Requirement
Beginning with the first line, set down every line through the one containing "0.0031, 0.0021, 0.0054, 0.0037];", exactly as it appears, but not the pictures.
START Data provided
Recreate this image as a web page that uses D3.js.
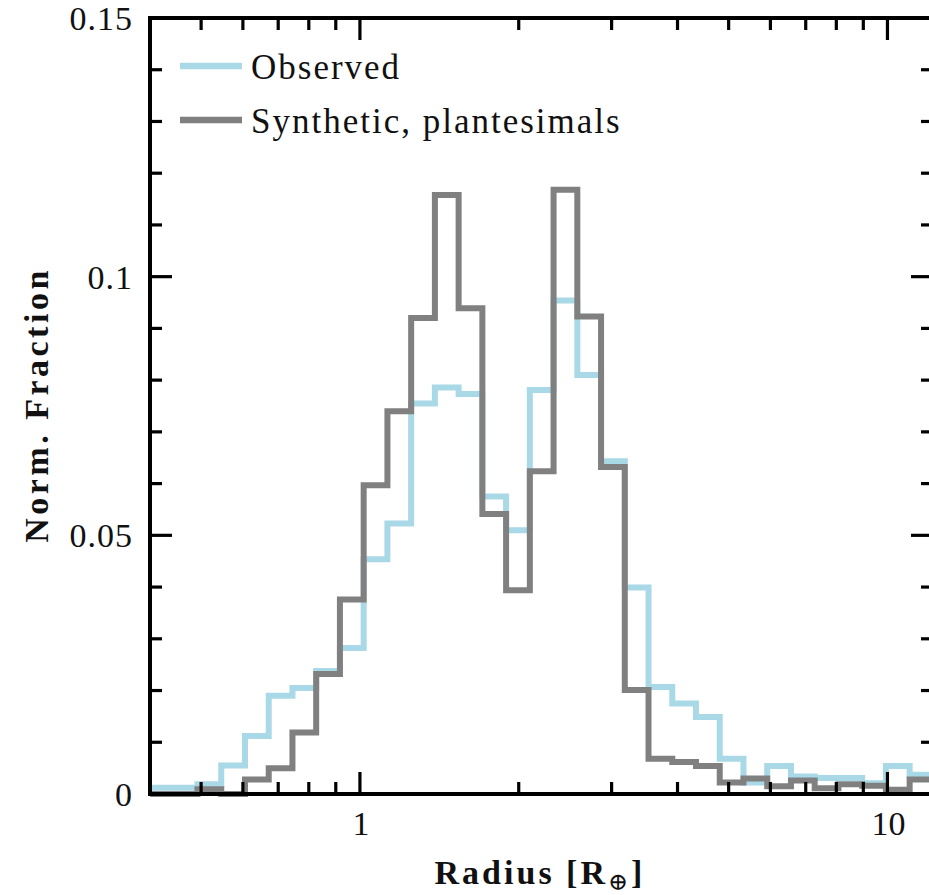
<!DOCTYPE html>
<html>
<head>
<meta charset="utf-8">
<script src="https://cdn.jsdelivr.net/npm/d3@7"></script>
<style>
  html, body { margin: 0; padding: 0; background: #fff; }
  svg { display: block; }
  text { font-family: "Liberation Serif", "DejaVu Serif", serif; fill: #111; }
</style>
</head>
<body>
<svg id="chart" width="929" height="895"></svg>
<script>
// Logarithmic radius bin edges (Earth radii)
const binEdges = [0.400, 0.4437, 0.4921, 0.5459, 0.6055, 0.6716, 0.7449, 0.8262, 0.9164,
  1.0165, 1.1275, 1.2506, 1.3871, 1.5385, 1.7065, 1.8928, 2.0994, 2.3286, 2.5829,
  2.8649, 3.1776, 3.5245, 3.9093, 4.3361, 4.8094, 5.3345, 5.9169, 6.5628, 7.2793,
  8.0740, 8.9554, 9.9331, 11.0175, 12.2203];

// Normalised fraction per bin
const observed = [0.0012, 0.0012, 0.0019, 0.0055, 0.0112, 0.0190, 0.0205, 0.0238, 0.0282,
  0.0454, 0.0523, 0.0755, 0.0786, 0.0773, 0.0575, 0.0510, 0.0781, 0.0954, 0.0810,
  0.0643, 0.0399, 0.0207, 0.0175, 0.0149, 0.0068, 0.0022, 0.0054, 0.0034, 0.0031,
  0.0031, 0.0021, 0.0054, 0.0037];

const synthetic = [0, 0, 0.0009, 0, 0.0028, 0.0050, 0.0119, 0.0232, 0.0376,
  0.0597, 0.0740, 0.0920, 0.1158, 0.0939, 0.0541, 0.0394, 0.0624, 0.1168, 0.0923,
  0.0632, 0.0201, 0.0068, 0.0062, 0.0054, 0.0022, 0.0030, 0.0015, 0.0026, 0.0011,
  0.0019, 0.0016, 0.0008, 0.0028];

const seriesNames = ["Observed", "Synthetic, plantesimals"];
const seriesColors = ["#a9d8e6", "#808080"];

const yMajorTicks = [0, 0.05, 0.1, 0.15];
const yTickLabels = ["0", "0.05", "0.1", "0.15"];
const xMajorTicks = [1, 10];
const xTickLabels = ["1", "10"];

const svg = d3.select("#chart");
const plotLeft = 150, plotRight = 933, plotTop = 18, plotBottom = 794;

const x = d3.scaleLog().domain([0.4, 12.2]).range([plotLeft, plotRight]);
const y = d3.scaleLinear().domain([0, 0.15]).range([plotBottom, plotTop]);

svg.append("defs").append("clipPath").attr("id", "plotClip")
  .append("rect").attr("x", plotLeft).attr("y", plotTop - 5)
  .attr("width", plotRight - plotLeft).attr("height", plotBottom - plotTop + 10);

// Step outline of a histogram
function stepPath(values) {
  const pts = [[x(binEdges[0]), y(0)]];
  values.forEach((v, i) => {
    pts.push([x(binEdges[i]), y(v)]);
    pts.push([x(binEdges[i + 1]), y(v)]);
  });
  pts.push([x(binEdges[values.length]), y(0)]);
  return d3.line()(pts);
}

const plot = svg.append("g").attr("clip-path", "url(#plotClip)");
[observed, synthetic].forEach((vals, i) => {
  plot.append("path")
    .attr("d", stepPath(vals))
    .attr("fill", "none")
    .attr("stroke", seriesColors[i])
    .attr("stroke-width", 6)
    .attr("stroke-linejoin", "miter")
    .attr("stroke-linecap", "butt");
});

// Ticks (inward, on all four sides)
const ticksG = svg.append("g").attr("stroke", "#000").attr("stroke-width", 3.2);
const majorLen = 22, minorLen = 12;

const yMinor = d3.range(0, 0.1501, 0.01).map(v => +v.toFixed(2))
  .filter(v => !yMajorTicks.some(m => Math.abs(m - v) < 1e-9));
const xMinor = [];
[0.1, 1, 10].forEach(dec => {
  for (let k = 2; k <= 9; k++) {
    const v = dec * k;
    if (v >= 0.4 && v <= 12.2) xMinor.push(v);
  }
});

function yTick(v, len) {
  ticksG.append("line").attr("x1", plotLeft).attr("x2", plotLeft + len).attr("y1", y(v)).attr("y2", y(v));
  ticksG.append("line").attr("x1", plotRight).attr("x2", plotRight - len).attr("y1", y(v)).attr("y2", y(v));
}
function xTick(v, len) {
  ticksG.append("line").attr("x1", x(v)).attr("x2", x(v)).attr("y1", plotBottom).attr("y2", plotBottom - len);
  ticksG.append("line").attr("x1", x(v)).attr("x2", x(v)).attr("y1", plotTop).attr("y2", plotTop + len);
}
yMajorTicks.forEach(v => yTick(v, majorLen));
yMinor.forEach(v => yTick(v, minorLen));
xMajorTicks.forEach(v => xTick(v, majorLen));
xMinor.forEach(v => xTick(v, minorLen));

// Frame
svg.append("rect").attr("x", plotLeft).attr("y", plotTop)
  .attr("width", plotRight - plotLeft).attr("height", plotBottom - plotTop)
  .attr("fill", "none").attr("stroke", "#000").attr("stroke-width", 4);

// Tick labels
svg.append("g").selectAll("text").data(yMajorTicks).join("text")
  .attr("x", 133).attr("y", d => y(d) + 12)
  .attr("text-anchor", "end").attr("font-size", 34).attr("letter-spacing", 1)
  .text((d, i) => yTickLabels[i]);

svg.append("g").selectAll("text").data(xMajorTicks).join("text")
  .attr("x", d => x(d) + 1).attr("y", 835)
  .attr("text-anchor", "middle").attr("font-size", 34)
  .text((d, i) => xTickLabels[i]);

// Axis titles
const xt = svg.append("text").attr("x", 540).attr("y", 884)
  .attr("text-anchor", "middle").attr("font-size", 34).attr("font-weight", "bold")
  .attr("letter-spacing", 3);
xt.append("tspan").text("Radius [R");
xt.append("tspan").attr("font-size", 24).attr("font-weight", "normal").attr("dy", 6).text("⊕");
xt.append("tspan").attr("dy", -6).text("]");

svg.append("text")
  .attr("transform", "translate(48,405) rotate(-90)")
  .attr("text-anchor", "middle").attr("font-size", 34).attr("font-weight", "bold")
  .attr("letter-spacing", 3.5)
  .text("Norm. Fraction");

// Legend
const legend = svg.append("g");
seriesNames.forEach((name, i) => {
  const ly = 66 + i * 54;
  legend.append("line").attr("x1", 180).attr("x2", 242).attr("y1", ly).attr("y2", ly)
    .attr("stroke", seriesColors[i]).attr("stroke-width", 6.5);
  legend.append("text").attr("x", 251).attr("y", ly + 13)
    .attr("font-size", 35).attr("letter-spacing", 2).text(name);
});
</script>
</body>
</html>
END Data provided
Solution below
Recreate this image as a web page that uses D3.js.
<!DOCTYPE html>
<html>
<head>
<meta charset="utf-8">
<script src="https://cdn.jsdelivr.net/npm/d3@7"></script>
<style>
  html, body { margin: 0; padding: 0; background: #fff; }
  svg { display: block; }
  text { font-family: "Liberation Serif", "DejaVu Serif", serif; fill: #111; }
</style>
</head>
<body>
<svg id="chart" width="929" height="895"></svg>
<script>
// Logarithmic radius bin edges (Earth radii)
const binEdges = [0.400, 0.4437, 0.4921, 0.5459, 0.6055, 0.6716, 0.7449, 0.8262, 0.9164,
  1.0165, 1.1275, 1.2506, 1.3871, 1.5385, 1.7065, 1.8928, 2.0994, 2.3286, 2.5829,
  2.8649, 3.1776, 3.5245, 3.9093, 4.3361, 4.8094, 5.3345, 5.9169, 6.5628, 7.2793,
  8.0740, 8.9554, 9.9331, 11.0175, 12.2203];

// Normalised fraction per bin
const observed = [0.0012, 0.0012, 0.0019, 0.0055, 0.0112, 0.0190, 0.0205, 0.0238, 0.0282,
  0.0454, 0.0523, 0.0755, 0.0786, 0.0773, 0.0575, 0.0510, 0.0781, 0.0954, 0.0810,
  0.0643, 0.0399, 0.0207, 0.0175, 0.0149, 0.0068, 0.0022, 0.0054, 0.0034, 0.0031,
  0.0031, 0.0021, 0.0054, 0.0037];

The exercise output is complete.